Aku pernah menjatuhkan hati, jatuh sejatuh-jatuhnya dengan seseorang yang hanya sebatas teman. Namun, rasa itu hanya bisa kupendam tanpa terucap.
Aku tidak tahu, apakah dia juga memiliki rasa yang sama atau tidak. Dia memang baik dan peduli denganku. Namun, aku tidak bisa menerka-nerka hati dia hanya dari sikapnya, karena bisa saja dia baik terhadap semua orang.
Semakin hari pertemanan kami semakin erat. Rasa yang hadir di dalam hati ini pun semakin membuncah, tetapi masih saja mulutku membungkam. Aku seperti orang bodoh ketika harus membisu dan memendam perasaan itu.
Bulan berganti tahun. Masih dengan perasaan yang sama, aku memutuskan untuk menjauh darinya. Aku tersadar, bahwa apa yang kami lakukan tidak seharusnya dilakukan. Aku tidak ingin rasa dalam hati ini membawa kepada kemaksiatan. Sebab, pada hakikatnya tidak ada pertemanan akrab antara laki-laki dan perempuan, karena ujian terberat keduanya adalah perasaan.
Tahun berganti tahun. Masih dengan hati yang sama, tetapi sudah lama tidak ada percakapan lagi di antara kami. Hingga akhirnya, ada sebuah kejutan darinya untukku. Sebuah kabar darinya yang membuat hatiku bergetar saat pemberitahuan pesan darinya muncul di layar kunci benda pipih hitam milikku.
Hatiku berdetak hebat, tetapi tidak kencang layaknya saling berkejaran ketika membaca pesan darinya. Akhirnya, ada sebuah rasa yang akan berlabuh dalam ikatan suci pernikahan. Bersyukur. Antara senang, sedih, dan terharu membacanya.
Hatiku semakin berdetak kuat ketika selesai membacanya. Aku pun tidak kuasa menahan butiran air yang jatuh ke pipi.
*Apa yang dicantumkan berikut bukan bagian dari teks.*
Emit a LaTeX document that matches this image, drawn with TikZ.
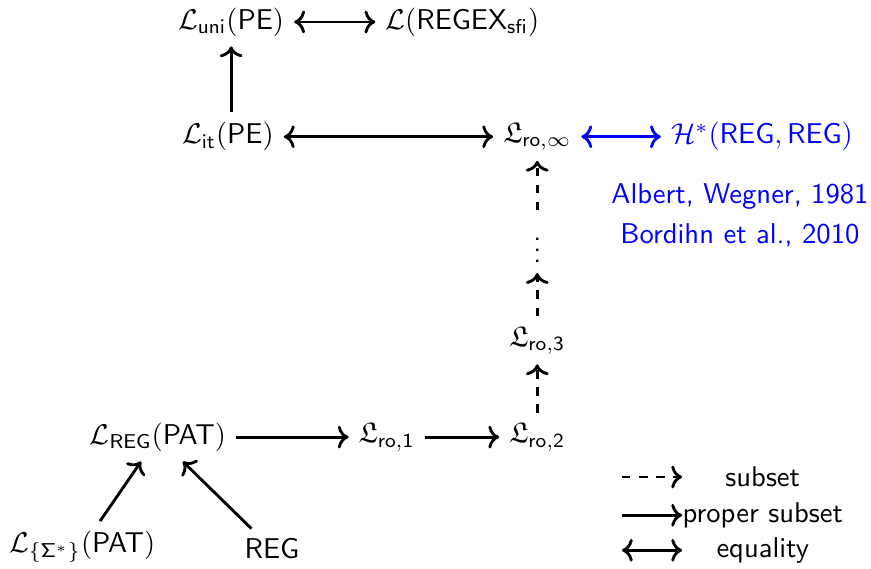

Perlahan kusapu kembali, tetapi tetap saja tidak mampu kubendung air mata ini. Kuseka kembali sambil menatap layar benda pipih tersebut. Apakah aku salah membaca? Tidak, itu benar.
Setelah bertahun memendam perasaan, sampai akhirnya kuputuskan pertemanan, kini Allah memberi jawaban darinya langsung dalam sebuah pernikahan. Namun, sosok itu bukan aku. Bukan. Melainkan seseorang yang menurut Allah lebih pantas untuk bersanding dengannya. Seseorang yang sudah menjadi takdir Allah untuknya. Seseorang yang lebih mampu memikat hatinya dibanding diri ini. Seseorang yang lebih menjadi prioritasnya dibanding pertemanannya denganku. Seseorang yang sudah pasti jauh lebih baik dariku untuknya di mata Allah.
Kuseka kembali air mata di pipi. Mungkin sejak awal pertemanan, cinta ini memang bertepuk sebelah tangan. Namun, aku mencoba untuk berbesar hati menerima sebuah kenyataan pahit ini. Jariku mencoba mengetik huruf demi huruf sebagai ucapan selamat. Tidak lupa aku ucapkan doa yang tulus untuk mereka agar diberi keberkahan dalam pernikahannya.
Cinta tidak harus memiliki, jika seseorang yang kita cintai lebih bahagia bersama yang lain, maka merelakan dia pergi adalah jalan yang terbaik untukku saat ini.